In most cases, invoking the spectre of the dreaded fillibuster is enough to force difficult compromises to appease political opponents, and that's the kind of negotiating that has been frantically going on outside the media's eye this weekend.
Democratic leadership desperately wants to avoid allowing McCain's offering to compete with the Warner-Levin measure, since that would put the debate squarely in the realm of pro-surge/anti-surge. It's difficult to argue with the benchmarks McCain has outlined, but voting for his benchmarks would require voicing support for Bush's plan.
There are a number of ways things might shake out this afternoon, but these are the most likely.
If the Democratic leadership manages to garner enough votes to overcome McConnell's attempted fillibuster, it should be expected that the text of the Warner-Levin resolution will be altered to reflect whatever dealmaking had to occur in order to secure certain Republican's cooperation. Most likely change would be to further water down the language voicing opposition to the proposed surge.

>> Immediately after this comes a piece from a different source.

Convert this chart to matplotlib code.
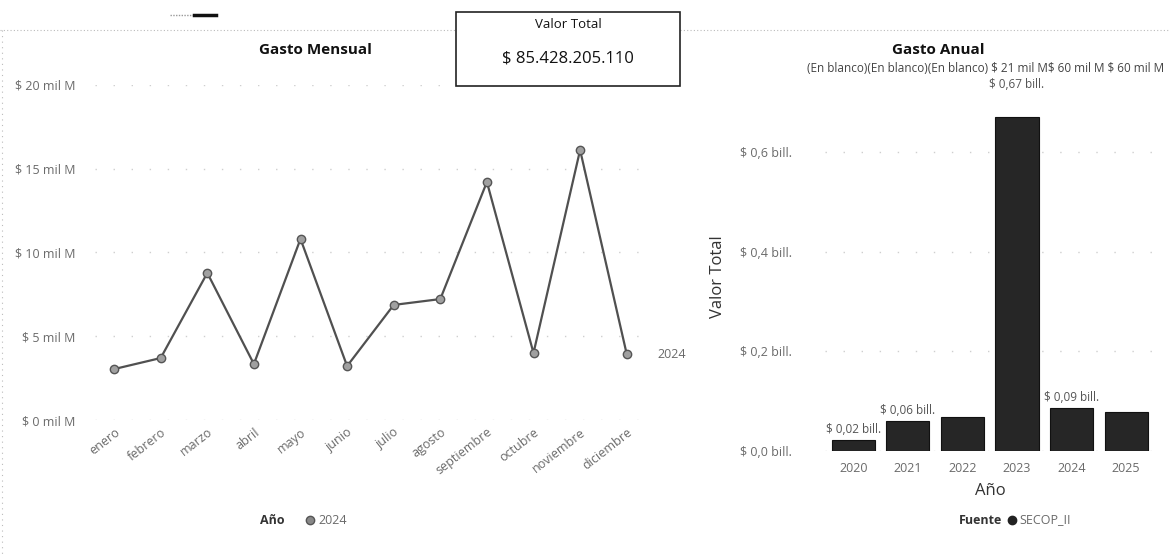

If the Dems fail to secure 60 votes, they could table the entire debate until they can reach a compromise that would allow them to move forward.
McCain could conceivably remove the pro-surge language from his proposal, in which case Reid would happily let it proceed to the Senate floor. However, if McCain does not budge on that issue, and the Dems feel pressured to push forward with their agenda immediately, it should be expected that Reid would bring more items to the floor than McConnell is demanding.
Most likely another Democratic senator would introduce a binding resolution that echoes McCain's benchmarks without articulating support for Bush's plan.
Also, as Diane Feinstein warned on CNN's Late Edition this weekend, Republican "obstructionism" could lead to the introduction of more aggressive Democratic measures against the war.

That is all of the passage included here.